Evaluation of terrain effect on microwave radiometer measurement and its correction

We develop a new technique for terrain correction of coarse resolution satellite microwave radiometer measurements using the high-resolution digital elevation model (DEM). With the high-resolution DEM and a facet model, we first simulated the terrain influences that resulted from both effects of local incidence and polarization rotation (PR) on the microwave radiometer measurements at the different scales of the radiometer footprints. The emissivity signals of bare surfaces are more sensitive on incidence and PR than vegetated surfaces.
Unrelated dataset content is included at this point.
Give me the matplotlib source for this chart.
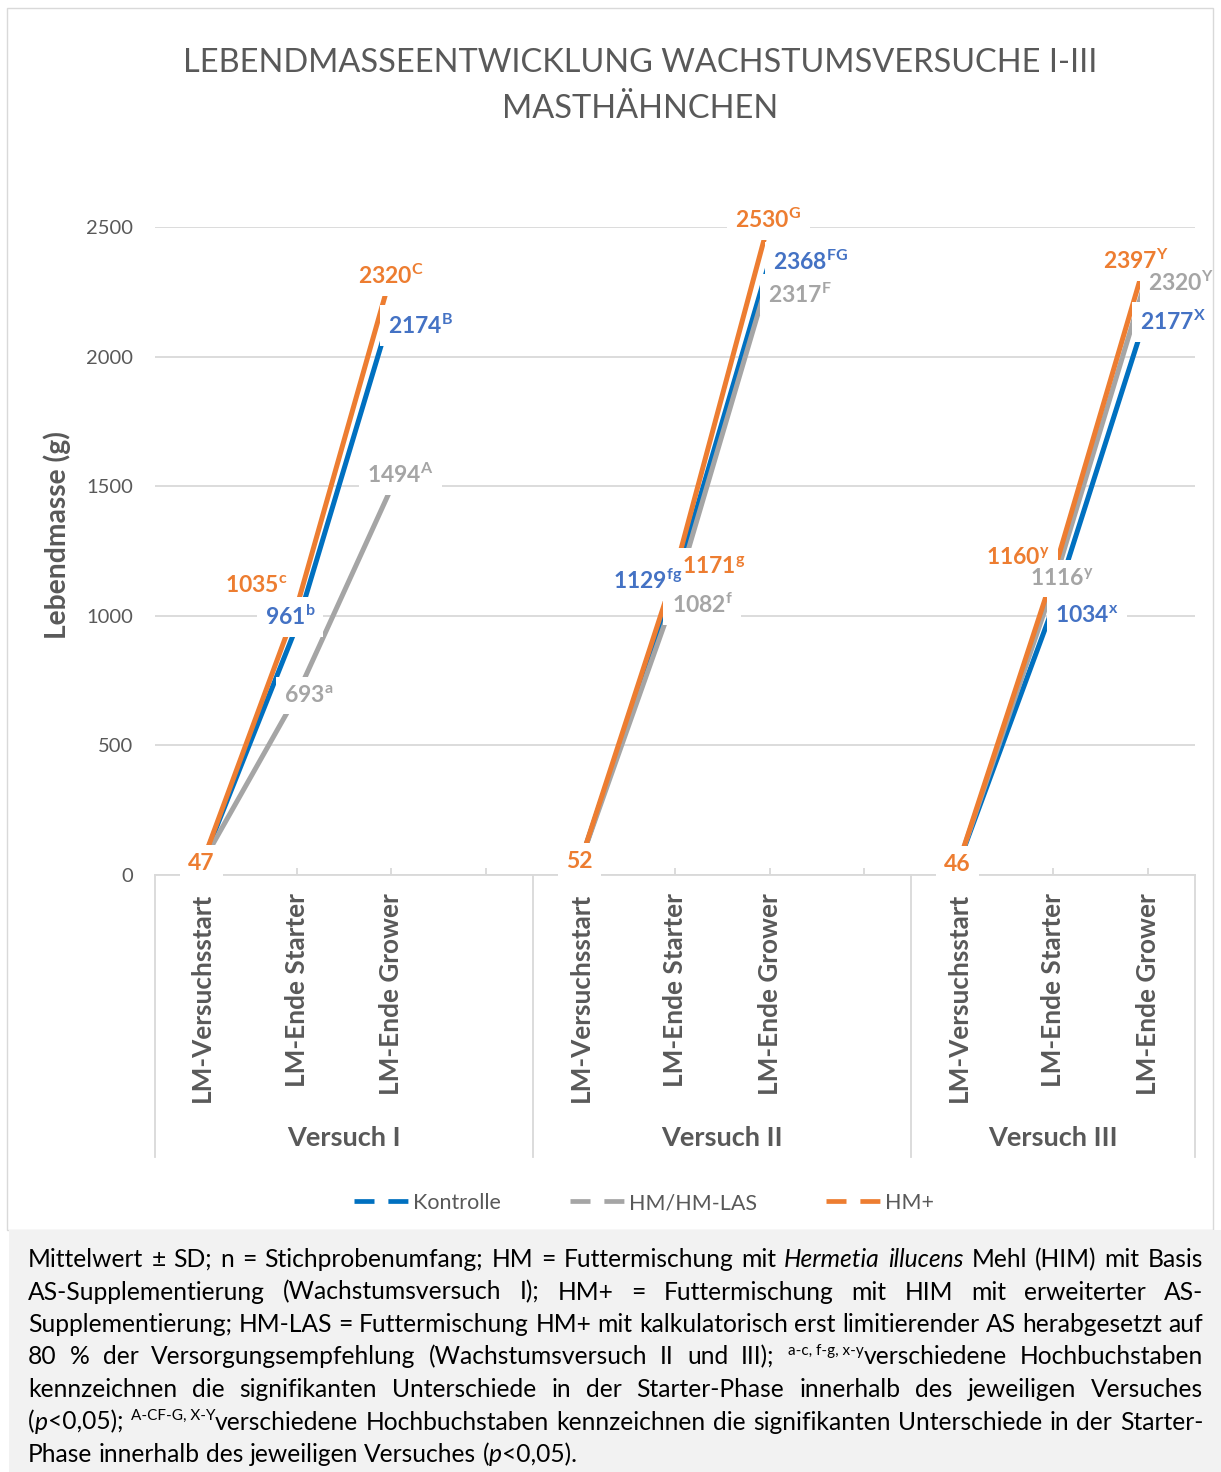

So the emissivities at different incidence angles of the bare surface generated by the advanced integral equation model (AIEM) were used to simulate the terrain effects on the satellite measurements. It was found that (1) the PR effect at the satellite footprint can be corrected using the absolute mean PR angle from all facets within the footprint, and (2) the satellite measurements can be described as from a mean incidence angle. Both angles can be obtained from all facets within the footprint with the high-resolution DEM and the satellite viewing geometry. Therefore, a corresponding terrain-correction technique was developed for satellite brightness temperature measurements. We also demonstrate the terrain effects on the satellite measurements from the advanced microwave scanning radiometer-earth observing system (EOS) (AMSR-E).